Initial work from Javier Álvarez’s thesis work on modelling failure in distributed systems has been accepted for 34th Symposium on Reliable Distributed Systems (SRDS 2015).
Javier Álvarez Cid-Fuentes, Claudia Szabo and Katrina Falkner, Online Behavior Identification in Distributed Systems. In Proceedings of the 34th Symposium on Reliable Distributed Systems (SRDS 2015).

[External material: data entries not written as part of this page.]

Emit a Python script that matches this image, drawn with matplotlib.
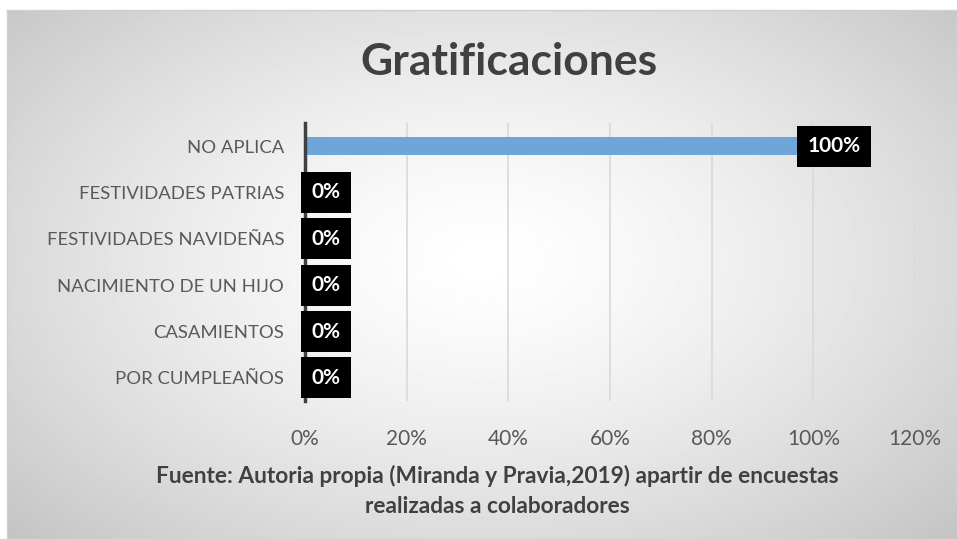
import numpy as np
import matplotlib
matplotlib.use('Agg')
import matplotlib.pyplot as plt
from matplotlib.ticker import FuncFormatter

categories = ['NO APLICA', 'FESTIVIDADES PATRIAS', 'FESTIVIDADES NAVIDEÑAS',
              'NACIMIENTO DE UN HIJO', 'CASAMIENTOS', 'POR CUMPLEAÑOS']
values = [1.0, 0.0, 0.0, 0.0, 0.0, 0.0]
xticks = [0, 0.2, 0.4, 0.6, 0.8, 1.0, 1.2]

title = 'Gratificaciones'
source = 'Fuente: Autoria propia (Miranda y Pravia,2019) apartir de encuestas\nrealizadas a colaboradores'

plt.rcParams['font.family'] = ['Lato', 'DejaVu Sans']
text_col = '#595959'
dark_col = '#404040'

W, H = 957, 539
fig = plt.figure(figsize=(W / 100, H / 100), dpi=100)

# radial gradient background in the chart frame
bg = fig.add_axes([7 / W, 0, 1 - 7 / W, 1 - 10 / H], zorder=-5)
ny, nx = 300, 500
yy, xx = np.mgrid[0:ny, 0:nx]
cx, cy = nx * 0.5, ny * 0.47
r = np.sqrt(((xx - cx) / (nx * 0.5)) ** 2 + ((yy - cy) / (ny * 0.55)) ** 2) / np.sqrt(2)
r = np.clip(r, 0, 1)
shade = 1 - 0.24 * r ** 1.4
bg.imshow(shade, cmap='gray', vmin=0, vmax=1, aspect='auto', interpolation='bilinear')
bg.set_xticks([])
bg.set_yticks([])
for s in bg.spines.values():
    s.set_color('#d0d0d0')
    s.set_linewidth(1)

ax = fig.add_axes([305 / W, 1 - 401 / H, (915 - 305) / W, (401 - 123) / H])
ax.set_facecolor('none')
y = np.arange(len(categories))
ax.barh(y, values, height=0.4, color='#6fa6d9', zorder=2)
ax.set_ylim(len(categories) - 0.5, -0.5)
ax.set_xlim(0, 1.2)
ax.set_yticks(y)
ax.set_yticklabels(categories, fontsize=13.3, color=text_col)
ax.set_xticks(xticks)
ax.xaxis.set_major_formatter(FuncFormatter(lambda v, p: '{:.0f}%'.format(v * 100)))
ax.tick_params(axis='x', labelsize=15, labelcolor=text_col, length=0, pad=20)
ax.tick_params(axis='y', length=0, pad=15)
ax.grid(axis='x', color='#d9d9d9', linewidth=1.2, zorder=0)
for s in ['top', 'right', 'bottom']:
    ax.spines[s].set_visible(False)
ax.spines['left'].set_color('#404040')
ax.spines['left'].set_linewidth(2.5)
ax.spines['left'].set_zorder(3)

for i, v in enumerate(values):
    off = -4 if v >= 1 else 4.5
    ax.annotate('{:.0f}%'.format(v * 100), (v, i), xytext=(off, 0), textcoords='offset points',
                ha='left', va='center', fontsize=15, fontweight='bold', color='white',
                bbox=dict(boxstyle='square,pad=0.5', fc='black', ec='none'), zorder=4)

fig.text(0.532, 1 - 62 / H, title, ha='center', va='center', fontsize=32,
         fontweight='bold', color=dark_col)
fig.text(0.52, 1 - 491 / H, source, ha='center', va='center', fontsize=16.3,
         fontweight='bold', color=dark_col, linespacing=1.5)

fig.savefig('out.png', dpi=100)
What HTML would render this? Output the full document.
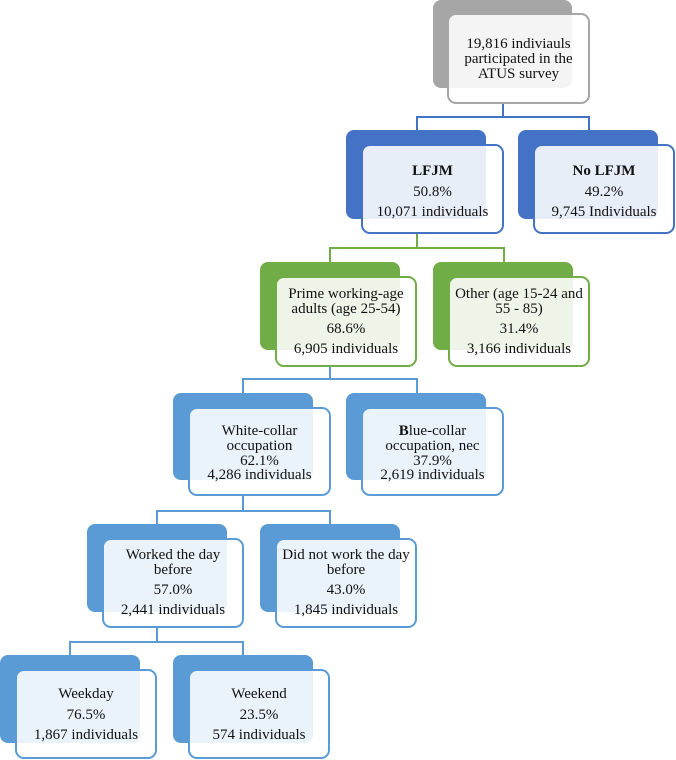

The diagnosis, prediction, and understanding of unexpected behavior is crucial for long running, large scale distributed systems. However, existing works focus on the identification of faults in specific time moments preceded by significantly abnormal metric readings, or require a previous analysis of historical failure data. In this work, we propose an online behavior classification system to identify a wide range of undesired behaviors, which may appear even in healthy systems, and their evolution over time. We employ a two-step process involving two online classifiers on periodically collected system metrics to identify at runtime normal and anomalous behaviors such as deadlock, starvation and livelock, without any previous analysis of historical failure data. Our approach achieves over 80% accuracy in detecting unexpected behaviors and over 90% accuracy in identifying their type with a short delay after the anomalies appear, and with minimal expert intervention. Our experimental analysis uses system execution traces obtained from a Google cluster and from our in-house distributed system with varied behaviors, and shows the benefits of our approach as well as future research challenges.